Sarah Blum, députée popiste, et Cloé Dutoit, coprésidente des Jeunes Verts, insistent sur la nécessité de renforcer les connaissances des formateurs en entreprise. A Neuchâtel, une entreprise peut devenir formatrice en envoyant un collaborateur suivre une formation de cinq jours seulement. «Nous sommes en droit de nous demander si les formateurs en entreprise se sentent assez outillés pour accompagner des adolescents et des jeunes adultes dans leur début de vie active», pointe la jeune écologiste. Les initiants veulent une «formation obligatoire» des formateurs «aux problématiques des apprentis, particulièrement le harcèlement et les violences physiques et psychologiques».

Revaloriser l’apprentissage

En renforçant la protection des apprentis, l’initiative doit ainsi permettre de revaloriser l’apprentissage et de faire face à la pénurie de main-d’œuvre dont souffrent certaines branches, soulignent Romain Dubois, président du Parti socialiste neuchâtelois, et Fabian Schwab, représentant des Verts. Ce dernier met en garde: «La situation actuelle de l’apprentissage laisse craindre que le défi de la transition énergétique ne puisse pas être atteint en raison d’un manque de personnel qualifié pour la concrétiser.»

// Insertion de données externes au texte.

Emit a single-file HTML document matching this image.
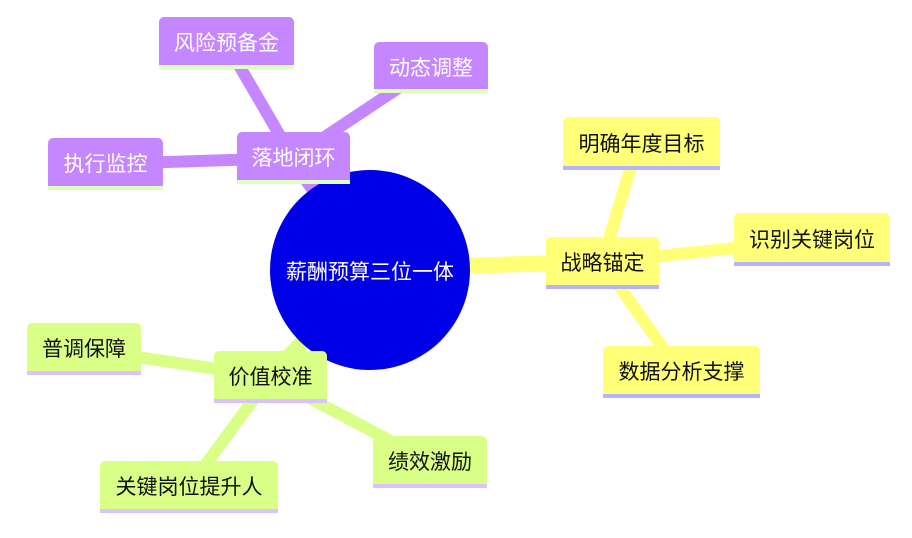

La santé des apprentis: états des lieux et pistes d’action

Le comité d’initiative organise une conférence-débat le lundi 24 octobre à 19h à l’Espace des solidarités de Neuchâtel (rue Louis-Favre 1) sur le thème «La santé des apprentis: états des lieux et pistes d’action» avec Barbara Duc et Nadia Lamamra, collaboratrices scientifiques à la Haute Ecole fédérale en formation professionnelle, et Julius Kopp, secrétaire de la jeunesse chez Unia. Entrée libre et apéritif offert.